JP Morgan warned the US government about more than $1bn in transactions linked to Jeffrey Epstein that were possibly related to reports of human trafficking, new documents confirm.
The largest bank in the US filed a suspicious activity report (SAR) in 2019, just weeks after Epstein was found dead in a New York jail cell, about transactions linked to the paedophile financier and prominent business figures. It also flagged wire transfers made by Epstein to Russian banks.
JP Morgan’s report said it had flagged about 4,700 transactions, totalling more than $1bn, that were potentially related to reports of human trafficking involving Epstein, the New York Times reported. The report, filed during the last Trump administration, also flagged sensitivities around Epstein’s “relationships with two U.S. presidents”.
The report was included in a release of previously sealed court records that were made public on Thursday after requests from the New York Times and the Wall Street Journal. The documents included other SARs that JPMorgan filed in the years before Epstein’s 2019 arrest about large cash withdrawals, the New York Times reported.
The 2019 report did not detail the nature of the transactions or why they were suspicious. But it identified transactions with Leon Black, the co-founder of the private equity firm Apollo Global Management who left the company in 2021; the hedge fund manager Glenn Dubin; the lawyer Alan Dershowitz; and trusts controlled by the retail tycoon Leslie Wexner.
The report identified $65m of wire transfers from the mid-2000s that appeared to move between multiple banks linked to Wexner’s trusts but it did not provide details about the transactions involving Black, Dubin or Dershowitz.
None of the individuals named in the report have been charged with crimes in relation to Epstein.
JP Morgan’s 15-year relationship with Epstein, a convicted sex offender, has become a source of major legal and political scrutiny.
The unsealed documents were part of a 2023 litigation filed by the US Virgin Islands, where Epstein owned a private island and conducted most of his financial affairs, and on behalf of his victims. JP Morgan settled the cases without admitting liability.

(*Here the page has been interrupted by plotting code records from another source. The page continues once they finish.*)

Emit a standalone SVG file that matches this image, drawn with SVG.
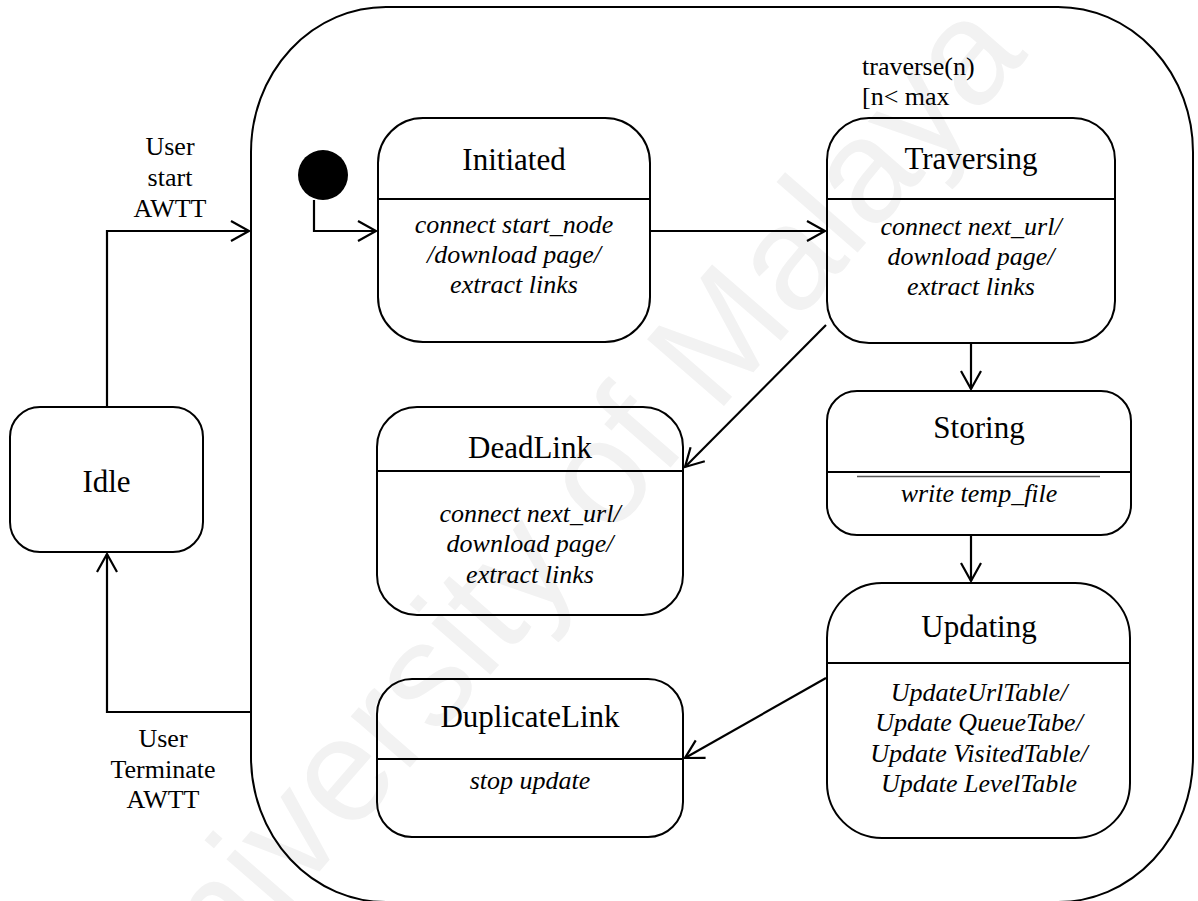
<svg xmlns="http://www.w3.org/2000/svg" width="1198" height="901" viewBox="0 0 1198 901">
<style>
.box{fill:none;stroke:#000;stroke-width:2}
.div{stroke:#000;stroke-width:2}
.ttl{font-size:31px;text-anchor:middle;fill:#000}
.act{font-size:26px;font-style:italic;text-anchor:middle;fill:#000}
.lbl{font-size:26px;fill:#000}
.conn{fill:none;stroke:#000;stroke-width:2.2}
.wm{font-size:148px;fill:#f2f2f2;text-anchor:middle}
</style>
<defs>
<marker id="arr" markerUnits="userSpaceOnUse" markerWidth="24" markerHeight="24" refX="19" refY="11" orient="auto" viewBox="0 0 24 24">
<path d="M1,1 L19,11 L1,21" fill="none" stroke="#000" stroke-width="2.2"/>
</marker>
</defs>
<rect width="1198" height="901" fill="#fff"/>
<text class="wm" font-family="Liberation Sans, Arial, sans-serif" transform="translate(592,558) rotate(-49)">University of Malaya</text>

<g font-family="Liberation Serif, DejaVu Serif, serif">
<g id="composite">
<rect class="box" x="251" y="7" width="942" height="895" rx="135" ry="145"/>
</g>

<g id="initial">
<circle cx="323" cy="175" r="25" fill="#000"/>
</g>

<g id="idle">
<rect class="box" x="10" y="407" width="193" height="145" rx="30"/>
<text class="ttl" x="106.5" y="492">Idle</text>
</g>

<g id="initiated">
<rect class="box" x="378" y="118" width="272" height="224" rx="45"/>
<line class="div" x1="378" y1="199" x2="650" y2="199"/>
<text class="ttl" x="514" y="170">Initiated</text>
<text class="act" x="514" y="233">connect start_node</text>
<text class="act" x="514" y="263">/download page/</text>
<text class="act" x="514" y="293">extract links</text>
</g>

<g id="traversing">
<rect class="box" x="827" y="118" width="288" height="225" rx="42"/>
<line class="div" x1="827" y1="199" x2="1115" y2="199"/>
<text class="ttl" x="971" y="169">Traversing</text>
<text class="act" x="971" y="235">connect next_url/</text>
<text class="act" x="971" y="265">download page/</text>
<text class="act" x="971" y="295">extract links</text>
</g>

<g id="deadlink">
<rect class="box" x="377" y="407" width="306" height="208" rx="40"/>
<line class="div" x1="377" y1="471" x2="683" y2="471"/>
<text class="ttl" x="530" y="458">DeadLink</text>
<text class="act" x="530" y="522">connect next_url/</text>
<text class="act" x="530" y="552">download page/</text>
<text class="act" x="530" y="583">extract links</text>
</g>

<g id="storing">
<rect class="box" x="827" y="391" width="304" height="144" rx="30"/>
<line class="div" x1="827" y1="472" x2="1131" y2="472"/>
<line x1="857" y1="476.5" x2="1100" y2="476.5" stroke="#555" stroke-width="1.3"/>
<text class="ttl" x="979" y="438">Storing</text>
<text class="act" x="979" y="502">write temp_file</text>
</g>

<g id="updating">
<rect class="box" x="827" y="583" width="303" height="255" rx="55"/>
<line class="div" x1="827" y1="663" x2="1130" y2="663"/>
<text class="ttl" x="979" y="637">Updating</text>
<text class="act" x="979" y="701">UpdateUrlTable/</text>
<text class="act" x="979" y="731">Update QueueTabe/</text>
<text class="act" x="979" y="762">Update VisitedTable/</text>
<text class="act" x="979" y="792">Update LevelTable</text>
</g>

<g id="duplicatelink">
<rect class="box" x="377" y="679" width="306" height="158" rx="35"/>
<line class="div" x1="377" y1="759" x2="683" y2="759"/>
<text class="ttl" x="530" y="727">DuplicateLink</text>
<text class="act" x="530" y="789">stop update</text>
</g>

<g id="connectors">
<path class="conn" d="M314,200 V231 H376" marker-end="url(#arr)"/>
<path class="conn" d="M107,407 V231 H249" marker-end="url(#arr)"/>
<path class="conn" d="M251,712 H107 V554" marker-end="url(#arr)"/>
<path class="conn" d="M650,231 H825" marker-end="url(#arr)"/>
<path class="conn" d="M826,325 L685,467" marker-end="url(#arr)"/>
<path class="conn" d="M971,343 V389" marker-end="url(#arr)"/>
<path class="conn" d="M971,535 V581" marker-end="url(#arr)"/>
<path class="conn" d="M826,678 L685,758" marker-end="url(#arr)"/>
</g>

<g id="labels">
<text class="lbl" x="170" y="155" text-anchor="middle">User</text>
<text class="lbl" x="170" y="186" text-anchor="middle">start</text>
<text class="lbl" x="170" y="217" text-anchor="middle">AWTT</text>
<text class="lbl" x="163" y="747" text-anchor="middle">User</text>
<text class="lbl" x="163" y="778" text-anchor="middle">Terminate</text>
<text class="lbl" x="163" y="808" text-anchor="middle">AWTT</text>
<text class="lbl" x="862" y="75">traverse(n)</text>
<text class="lbl" x="862" y="105">[n&lt; max</text>
</g>
</g>
</svg>
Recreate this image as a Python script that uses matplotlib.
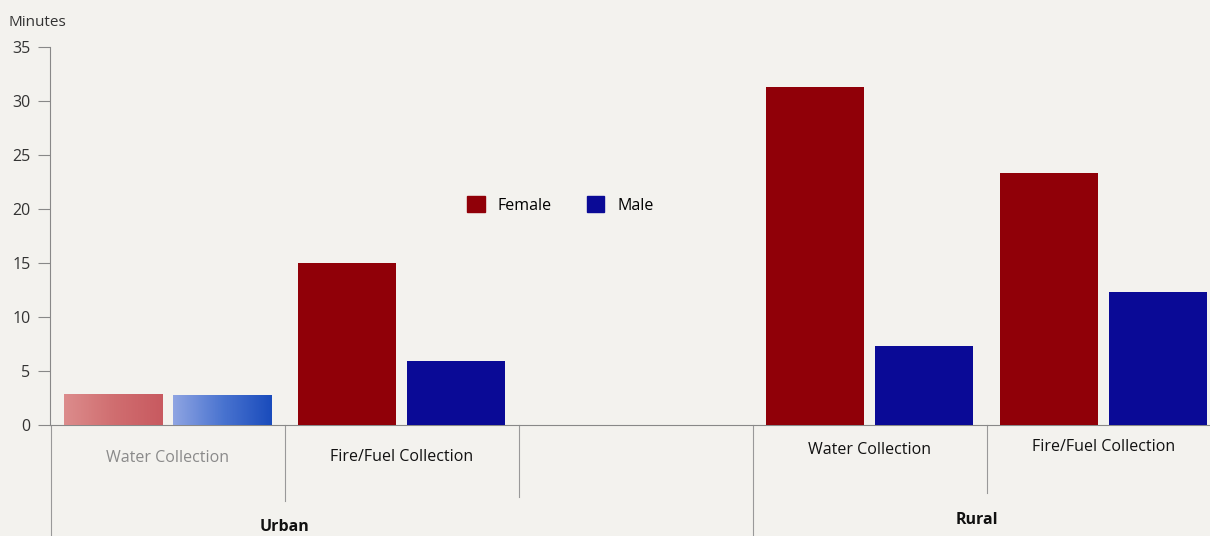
import numpy as np
import matplotlib
matplotlib.use('Agg')
import matplotlib.pyplot as plt
from matplotlib.colors import LinearSegmentedColormap
from matplotlib.patches import Patch

plt.rcParams['font.family'] = ['Open Sans', 'DejaVu Sans']

# slots of the category axis (the third one is left empty in the original)
slot_labels = ['Water Collection', 'Fire/Fuel Collection', '', 'Water Collection', 'Fire/Fuel Collection']
groups = ['Urban', 'Rural']
female = [2.9, 15.0, np.nan, 31.3, 23.3]
male = [2.8, 5.9, np.nan, 7.3, 12.3]

bg = '#f3f2ee'
red = '#900008'
blue = '#0a0a96'

fig = plt.figure(figsize=(12.1, 5.36), dpi=100, facecolor=bg)
ax = fig.add_axes([50 / 1210, 1 - 425 / 536, 1160 / 1210, 378 / 536])
ax.set_facecolor(bg)

x = np.arange(len(slot_labels))
w = 0.42
off = 0.233
bf = ax.bar(x - off, female, w, color=red, zorder=3)
bm = ax.bar(x + off, male, w, color=blue, zorder=3)

# the urban water bars are faded in the original, with a light gradient
grads = [(bf[0], ['#dc8c8c', '#d06e70', '#c85a60']),
         (bm[0], ['#8ea4e2', '#4a74d0', '#1a4cbc'])]
for patch, cols in grads:
    cmap = LinearSegmentedColormap.from_list('g', cols)
    px, py = patch.get_x(), patch.get_y()
    pw, ph = patch.get_width(), patch.get_height()
    patch.set_facecolor('none')
    im = ax.imshow(np.linspace(0, 1, 64).reshape(1, -1), cmap=cmap, aspect='auto',
                   extent=[px, px + pw, py, py + ph], zorder=3)
    im.set_clip_path(patch)

ax.set_ylim(0, 35)
ax.set_xlim(-0.503, 4.455)
ax.set_yticks(range(0, 36, 5))
ax.tick_params(axis='y', length=9, color='#888888', labelsize=11.5, pad=5, labelcolor='#333333')
ax.tick_params(axis='x', length=0)
ax.set_xticks([])
for s in ['top', 'right']:
    ax.spines[s].set_visible(False)
ax.spines['left'].set_color('#888888')
ax.spines['bottom'].set_color('#888888')
ax.spines['left'].set_linewidth(0.8)
ax.spines['bottom'].set_linewidth(0.8)

trans = ax.get_xaxis_transform()
# category labels under the axis
label_y = [-0.087, -0.085, 0, -0.066, -0.058]
for i, lab in enumerate(slot_labels):
    if lab:
        c = '#8a8a8a' if i == 0 else '#111111'
        ax.text(i, label_y[i], lab, transform=trans, ha='center', va='center',
                fontsize=11.5, color=c)
# dividers between slots
for xd, yb in [(0.5, -0.2), (1.5, -0.19), (3.5, -0.18)]:
    ax.plot([xd, xd], [0, yb], transform=trans, color='#999999', lw=0.8, clip_on=False)
for xd in [-0.5, 2.5]:
    ax.plot([xd, xd], [0, -0.3], transform=trans, color='#999999', lw=0.8, clip_on=False)
# group labels
ax.text(0.5, -0.27, groups[0], transform=trans, ha='center', va='center',
        fontsize=11.5, fontweight='bold', color='#111111')
ax.text(3.46, -0.25, groups[1], transform=trans, ha='center', va='center',
        fontsize=11.5, fontweight='bold', color='#111111')

fig.text(8 / 1210, 1 - 22 / 536, 'Minutes', fontsize=11, color='#333333', va='center')

handles = [Patch(color=red, label='Female'), Patch(color=blue, label='Male')]
ax.legend(handles=handles, loc='center', bbox_to_anchor=(0.44, 0.582), ncol=2, frameon=False,
          fontsize=11.5, handlelength=1.1, handleheight=1.1, columnspacing=2.2,
          handletextpad=0.8)

fig.savefig('out.png', dpi=100, facecolor=bg)
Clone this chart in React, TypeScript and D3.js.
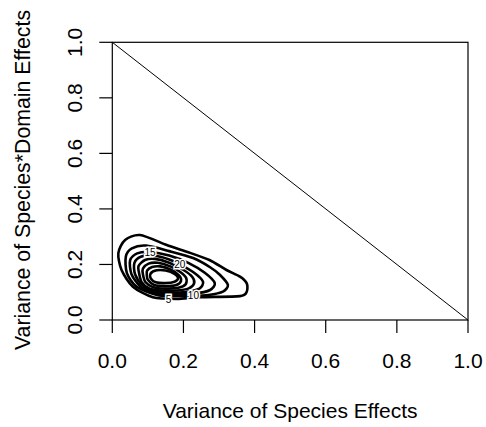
import React, { useEffect } from 'react';
import * as d3 from 'd3';

// tick values on both axes
const xTicks = [0, 0.2, 0.4, 0.6, 0.8, 1.0];
const yTicks = [0, 0.2, 0.4, 0.6, 0.8, 1.0];

// contour rings, outer (5) to inner (40)
const level5 = [[0.017, 0.241], [0.036, 0.288], [0.078, 0.306], [0.153, 0.270], [0.209, 0.246], [0.273, 0.216], [0.321, 0.180], [0.359, 0.156], [0.378, 0.132], [0.378, 0.102], [0.359, 0.086], [0.246, 0.082], [0.181, 0.076], [0.114, 0.082], [0.058, 0.120], [0.026, 0.180]];
const level10 = [[0.038, 0.228], [0.055, 0.258], [0.095, 0.268], [0.160, 0.248], [0.227, 0.223], [0.275, 0.190], [0.303, 0.162], [0.325, 0.126], [0.311, 0.102], [0.270, 0.090], [0.227, 0.087], [0.170, 0.087], [0.126, 0.090], [0.068, 0.120], [0.041, 0.169]];
const level15 = [[0.050, 0.215], [0.070, 0.240], [0.106, 0.245], [0.160, 0.232], [0.215, 0.205], [0.260, 0.170], [0.288, 0.133], [0.275, 0.108], [0.230, 0.095], [0.170, 0.093], [0.125, 0.097], [0.080, 0.120], [0.054, 0.165]];
const level20 = [[0.062, 0.205], [0.080, 0.228], [0.115, 0.232], [0.160, 0.218], [0.190, 0.200], [0.230, 0.170], [0.255, 0.138], [0.245, 0.113], [0.205, 0.101], [0.160, 0.099], [0.120, 0.103], [0.085, 0.125], [0.064, 0.165]];
const level25 = [[0.074, 0.195], [0.092, 0.216], [0.120, 0.220], [0.160, 0.206], [0.200, 0.180], [0.225, 0.155], [0.230, 0.132], [0.215, 0.114], [0.180, 0.106], [0.140, 0.106], [0.105, 0.113], [0.083, 0.135], [0.075, 0.170]];
const level30 = [[0.086, 0.185], [0.102, 0.203], [0.128, 0.206], [0.163, 0.193], [0.192, 0.172], [0.208, 0.150], [0.206, 0.128], [0.186, 0.116], [0.150, 0.113], [0.115, 0.118], [0.093, 0.137], [0.086, 0.165]];
const level35 = [[0.098, 0.178], [0.112, 0.191], [0.135, 0.193], [0.165, 0.181], [0.188, 0.160], [0.193, 0.140], [0.180, 0.126], [0.150, 0.122], [0.118, 0.126], [0.100, 0.145], [0.097, 0.163]];
const level40 = [[0.108, 0.168], [0.125, 0.179], [0.150, 0.178], [0.175, 0.166], [0.185, 0.150], [0.175, 0.138], [0.150, 0.133], [0.122, 0.136], [0.108, 0.150]];

const rings = [level5, level10, level15, level20, level25, level30, level35, level40];

// contour labels and where they sit on their ring
const labels = [
  { text: '5', x: 0.158, y: 0.075 },
  { text: '10', x: 0.228, y: 0.087 },
  { text: '15', x: 0.106, y: 0.244 },
  { text: '20', x: 0.190, y: 0.200 },
];

const width = 486;
const height = 427;
const font = '"Liberation Sans", Arial, sans-serif';

const App = () => {
  useEffect(() => {
    document.body.style.margin = '0';
  }, []);

  const x = d3.scaleLinear().domain([0, 1]).range([112.3, 468]);
  const y = d3.scaleLinear().domain([0, 1]).range([320, 42.3]);

  const ring = d3.line<number[]>()
    .x(d => x(d[0]))
    .y(d => y(d[1]))
    .curve(d3.curveCardinalClosed.tension(0.2));

  return (
    <svg width={width} height={height} style={{ display: 'block', background: '#fff' }} fontFamily={font}>
      <rect x={x(0)} y={y(1)} width={x(1) - x(0)} height={y(0) - y(1)} fill="none" stroke="#000" strokeWidth={1.2} />
      <line x1={x(0)} y1={y(1)} x2={x(1)} y2={y(0)} stroke="#000" strokeWidth={1} />

      {rings.map((r, i) => (
        <path key={i} d={ring(r) as string} fill="none" stroke="#000" strokeWidth={2.6} strokeLinejoin="round" />
      ))}
      {labels.map(l => (
        <text key={l.text} x={x(l.x)} y={y(l.y)} dy="0.35em" textAnchor="middle" fontSize={10}
          fill="#000" stroke="#fff" strokeWidth={3} paintOrder="stroke">{l.text}</text>
      ))}

      {xTicks.map(t => (
        <g key={`x${t}`}>
          <line x1={x(t)} x2={x(t)} y1={y(0)} y2={y(0) + 13} stroke="#000" strokeWidth={1.2} />
          <text x={x(t)} y={368} textAnchor="middle" fontSize={21}>{t.toFixed(1)}</text>
        </g>
      ))}
      {yTicks.map(t => (
        <g key={`y${t}`}>
          <line x1={x(0) - 13} x2={x(0)} y1={y(t)} y2={y(t)} stroke="#000" strokeWidth={1.2} />
          <text transform={`translate(82,${y(t)}) rotate(-90)`} textAnchor="middle" fontSize={21}>{t.toFixed(1)}</text>
        </g>
      ))}

      <text x={(x(0) + x(1)) / 2} y={418} textAnchor="middle" fontSize={21}>Variance of Species Effects</text>
      <text transform={`translate(30,180) rotate(-90)`} textAnchor="middle" fontSize={21.3}>Variance of Species*Domain Effects</text>
    </svg>
  );
};

export default App;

Patricia Wexler, a spokesperson for JPMorgan, said the release of the SARs showed that the bank had alerted regulators about Epstein.
She said: “The SARs do confirm what’s been inferred all along: the bank filed SARs about Epstein early on, and specifically when it exited Epstein from the bank in 2013 – and repeatedly between 2013 and 2019, as required.
“It does not appear that anyone in the government or law enforcement acted on those SARs for years.”
Devon Spurgeon, a spokesperson for Dubin, said the transactions in question were unrelated to Epstein’s crimes, and Dershowitz, who was one of Epstein’s lawyers, said the only funds he received from Epstein were payments for legal services, according to the New York Times.
A representative for Black did not want to comment. The Guardian has also contacted Wexner.